Emniyet Genel Müdürlüğü’ne bağlı Narkotik Suçlarla Mücadele Daire Başkanlığı bünyesindeki Türkiye Uyuşturucu ve Uyuşturucu Bağımlılığı İzleme Merkezi (TUBİM) 2017 verileri kullanılarak, “Türkiye 2018 Uyuşturucu Raporu”nu hazırladı.
Milliyet'ten Bahar Atakan'ın haberine göre otopsi kayıtları doğrultusunda hazırlanan raporda öne çıkan ifadeler şöyle:
36'SI UÇUCU MADDE
2017’de meydana gelen 941 doğrudan narkotik madde bağlantılı ölümün 36’sı uçucu madde kullanımı sebebiyle oldu.
2017’de ölenler 20 farklı ülke uyruğunda. Ölenlerin 886’sı (yüzde 94,2) Türkiye Cumhuriyeti uyruklu.
2013’te 232 olan doğrudan MBÖ, 2014’te yüzde 114 artışla 497, 2015’te yüzde 19 artışla 590, 2016’da yüzde 56 artışla 920 oldu.
2017'DE DÜŞÜŞ VAR
2017’de MBÖ yüzde 2,3’lük artışla 941 oldu. Son 5 yılın en düşük artış yüzdesi 2017’de gerçekleşti. Raporda, “Düşüşe neden olan faktörlerden biri de arzla mücadele çalışmalarının yoğunluğu ve etkinliğidir” denildi.
Ölenlerin yüzde 96.6’sı (909) erkek, yüzde 3.4’ü (32) kadın.
YAŞ ORTALAMASI 31.98
2017’de madde bağlantılı ölümlerin yaşları incelendiğinde, en yaşlı ölümün 78 yaşında ve (1) kişi olduğu görüldü.
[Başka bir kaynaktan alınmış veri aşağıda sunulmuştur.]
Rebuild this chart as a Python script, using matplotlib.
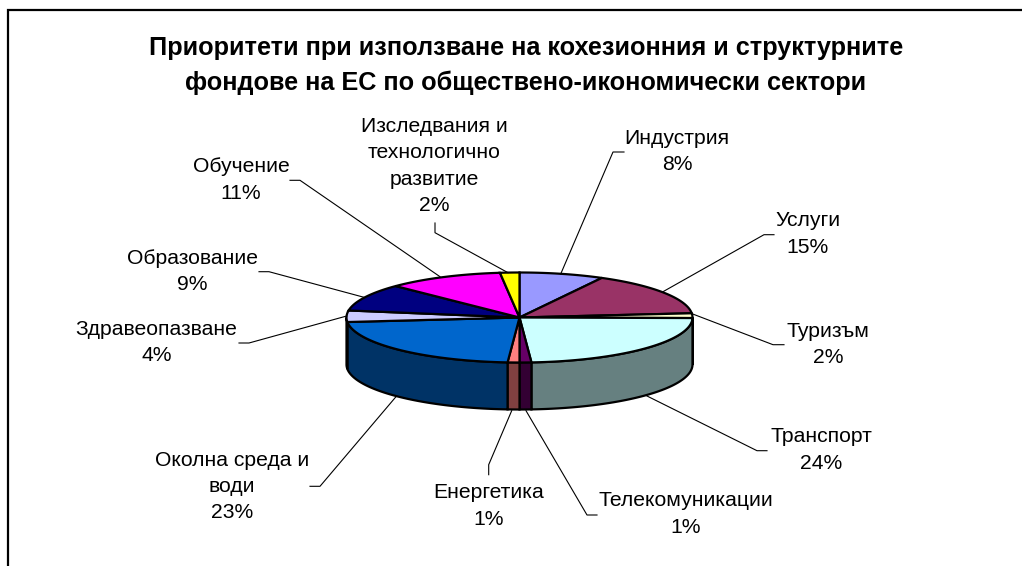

En genç ölüm vakası, 14 yaşında üç kişide uçucu madde kaynaklı gerçekleşti.
Ölümlerin yaş ortalaması 31.98 olarak tespit edildi. En yoğun ölüm gerçekleşen yaş grubu 25-34 yaş (yüzde 36.5) aralığı.
Ölümlerin 12’si 15-64 yaş aralığının dışında.
2017’de 941 madde bağlantılı ölüm olayının yüzde 60’ında (564) sentetik kannabinoid mevcut. Sentetik kannabinoid (bonzai) görülen 564 ölümün 247’sinde (yüzde 49) ölüm tek başına bu maddeden kaynaklandı.
2017’de meydana gelen MBÖ vakalarının yüzde 61.1’i (575) çoklu madde kullanımından kaynaklandı. 2016’da ise bu oran yüzde 46.3 (426) oldu.
200'E YAKIN ÇEŞİT
Raporda, “bonzai”ye ilişkin şu çarpıcı ifade yer aldı: “2017’de gerçekleşen MBÖ profilinin yarısından fazlasına neden olan bonzainin 200’e yakın kimyasal çeşidi bilinmektedir. Ülkemize yasadışı yollarla başta Çin’den getirilen hammaddenin çözülmesi oldukça kolaydır. Çoğaltılması için profesyonel laboratuvar gerekmemektedir. İçine haşere ve tarım ilacı gibi zehir katkılar eklenmektedir. Ada çayı, damiana çayı, yavşan otu, kekik, kalitesiz esrar, kına, hint kınası, kimyon gibi bitkisel ürünlere spreyleme yoluyla emdirildiği gibi, kağıt üzerine de spreylenmiş olarak ele geçirilmiş örnekleri mevcuttur. Bitkisel ürünler ve bazen de esrar üzerine spreylenmesi, kullanıcılarda sentetik (kimyasal) olmadığı yönünde güçlü kanaat oluşturmaktadır. Tüm bunlar kullanıcılar için ölüm riskini artırmaktadır.”
"TOPLUMSAL BİLİNÇ OLUŞTURULMALI"
Daire Başkanı İbrahim Seydioğulları, uyuşturucu ile mücadelede karşılaşılan sorunların çözümü için alınacak tedbirler kadar toplumsal bilincin oluşturulması ve farkındalığın artırılması büyük önem taşıdığına dikkati çekti.
Seydioğulları, Türkiye’nin uyuşturucu satıcıları için stratejik bir konuma sahip olduğunu belirterek, “Bunu bilerek ve tüm dünya çocuklarını kendi çocuklarımız olarak kabul ederek çalışmalarımızı çok yönlü, bütüncül anlayışla sürdürmekteyiz” dedi.